I don't understand this sentence.
 
Which words do you not understand?
 
There is no "they" in your post.
 
Yes, that's right.
 
sorry, I made mistake. "they" mean " sentence.
 
Satellites anchored in space record the minute movement of fixed sites on Earth
 
A sentence would be an "it", not a "they".
 
Clearly, the satellites are not anchored in space. And you provide no context for the sentence. Nevertheless, I think it is about tectonic plates.
 
Lê Thiên Hoàng, do you understand 'Satellites record the minute movement of fixed sites on Earth'?
 
No theorist today would deny that the plates do move. Satellites anchored in space record the minute movement of fixed sites on Earth.(the volcano)

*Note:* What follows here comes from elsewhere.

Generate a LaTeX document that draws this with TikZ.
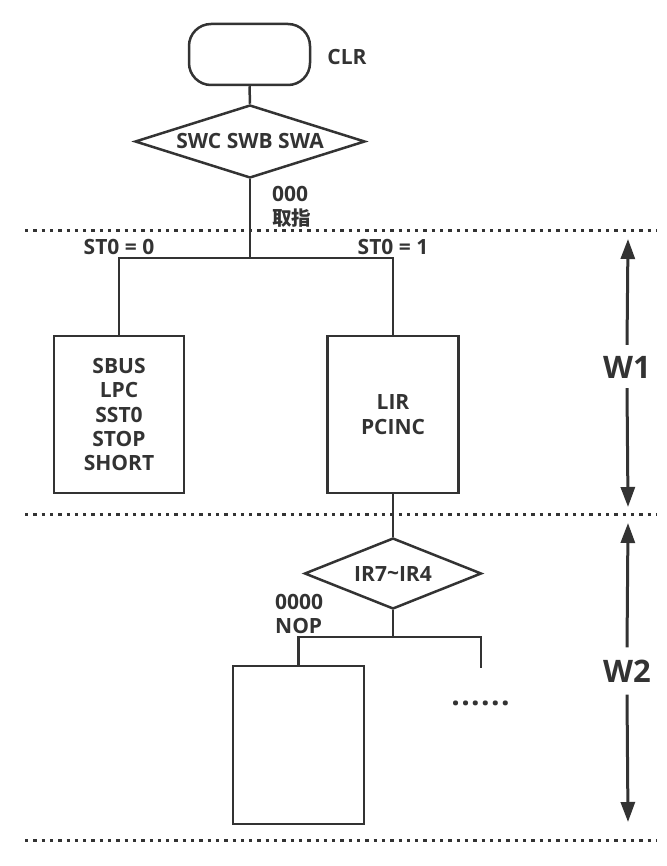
\documentclass[tikz,border=0pt]{standalone}
\usepackage{fontspec}
\setmainfont{Open Sans}
\newfontfamily\cjk{Noto Sans CJK SC}
\usetikzlibrary{shapes.geometric,arrows.meta}
\definecolor{ink}{HTML}{333333}
\tikzset{
  every node/.style={text=ink,font=\fontsize{21}{24.3}\selectfont\bfseries},
  conn/.style={draw=ink,line width=2.5pt},
  boxnode/.style={draw=ink,line width=2.5pt,rectangle,inner sep=0pt,align=center},
  decision/.style={draw=ink,line width=2.5pt,diamond,inner sep=0pt},
  divider/.style={draw=ink,line width=3pt,dash pattern=on 3.3pt off 5pt},
  span/.style={draw=ink,line width=3pt,-{Triangle[length=20pt,width=14pt]}},
  wlabel/.style={font=\fontsize{31}{31}\selectfont\bfseries,text height=23pt,text depth=0pt,inner xsep=0pt},
  lbl/.style={align=left,inner sep=0pt}
}
\begin{document}
\begin{tikzpicture}[x=1pt,y=-1pt]
\useasboundingbox (0,0) rectangle (666,866);
% dividers
\coordinate (l1a) at (25,231); \coordinate (l1b) at (657,231);
\coordinate (l2a) at (25,514); \coordinate (l2b) at (657,514);
\coordinate (l3a) at (25,840); \coordinate (l3b) at (657,840);
\draw[divider] (l1a) -- (l1b);
\draw[divider] (l2a) -- (l2b);
\draw[divider] (l3a) -- (l3b);
% nodes
\node[boxnode,rounded corners=22pt,minimum width=121pt,minimum height=61pt] (clr) at (249.5,54.5) {};
\node (clrl) at (347,57) {CLR};
\node[decision,minimum width=230pt,minimum height=73pt,shape aspect=3.15] (d1) at (250,141.5) {SWC SWB SWA};
\node[lbl,anchor=west] (l000) at (272,207) {000\\{\cjk\fontsize{19.5}{24.3}\selectfont\bfseries 取指}};
\coordinate (s1) at (250,258);
\node (st0) at (119,247) {ST0 = 0};
\node (st1) at (393,247) {ST0 = 1};
\node[boxnode,minimum width=130pt,minimum height=157pt] (b1) at (119,414.5) {SBUS\\LPC\\SST0\\STOP\\SHORT};
\node[boxnode,minimum width=131pt,minimum height=157pt] (b2) at (393,414.5) {LIR\\PCINC};
\node[decision,minimum width=177pt,minimum height=71pt,shape aspect=2.5] (d2) at (393,573.5) {IR7\raisebox{1pt}{\char`~}IR4};
\node[lbl,anchor=west] (l0000) at (275,614) {0000\\NOP};
\coordinate (s2) at (393,637);
\coordinate (rend) at (481,668);
\node[boxnode,minimum width=131pt,minimum height=158pt] (b3) at (298.5,745) {};
\node[font=\fontsize{30}{30}\selectfont\bfseries] (dots) at (480.5,703) {.\hspace{1.4pt}.\hspace{1.4pt}.\hspace{1.4pt}.\hspace{1.4pt}.\hspace{1.4pt}.};
% connectors
\draw[conn] (clr.south) -- (d1.north);
\draw[conn] (d1.south) -- (s1);
\draw[conn] (b1.north) |- (s1) -| (b2.north);
\draw[conn] (b2.south) -- (d2.north);
\draw[conn] (d2.south) -- (s2);
\draw[conn] (b3.north) |- (s2) -| (rend);
% W spans
\node[wlabel,inner ysep=10pt] (w1) at (627,366.5) {W1};
\coordinate (w1t) at (628,239); \coordinate (w1b) at (628,507);
\draw[span] (w1.north) -- (w1t);
\draw[span] (w1.south) -- (w1b);
\node[wlabel,inner ysep=12pt] (w2) at (627,671) {W2};
\coordinate (w2t) at (628,523); \coordinate (w2b) at (628,822);
\draw[span] (w2.north) -- (w2t);
\draw[span] (w2.south) -- (w2b);
\end{tikzpicture}
\end{document}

I don't understand this sentence.
Satellites record the movement of volcanoes - the fixed sites on Earth.
The satellites are anchored in space.
The movements are minute (small).
 
I think satellites orbit the Earth instead of being anchored in space.
 
I think satellites orbit the Earth instead of being anchored in space.
Yes, they would, but that's not the meaning of the sentence. The sentence is factually incorrect. That's the OP's problem though.
 
Lê Thiên Hoàng, please note that a better thread title would have been 'Satellites anchored in space record the minute movement of fixed sites on Earth'.

Extract from the Posting Guidelines:

Thread titles should include all or part of the word/phrase being discussed.

The sentence is factually incorrect. That's the OP's problem though.
Perhaps we can help disabuse the OP.

 
You can have geostationary orbit, though, so that the satellite moves as the earth rotates and appears to be fixed in place. It's not a factually accurate way to describe it, but as a metaphor, it works in that the satellite appears to be anchored to the one spot.

I think the problem came from reading "minute" as "60 seconds" ("min'nit") instead of "very small" (my-nute').
 
The satellites are not anchored in space. They are not attached to anything. (They are in fixed orbit, but that's not the same as being anchored.) Those satellites record the movement of what are otherwise regarded as fixed sites on earth.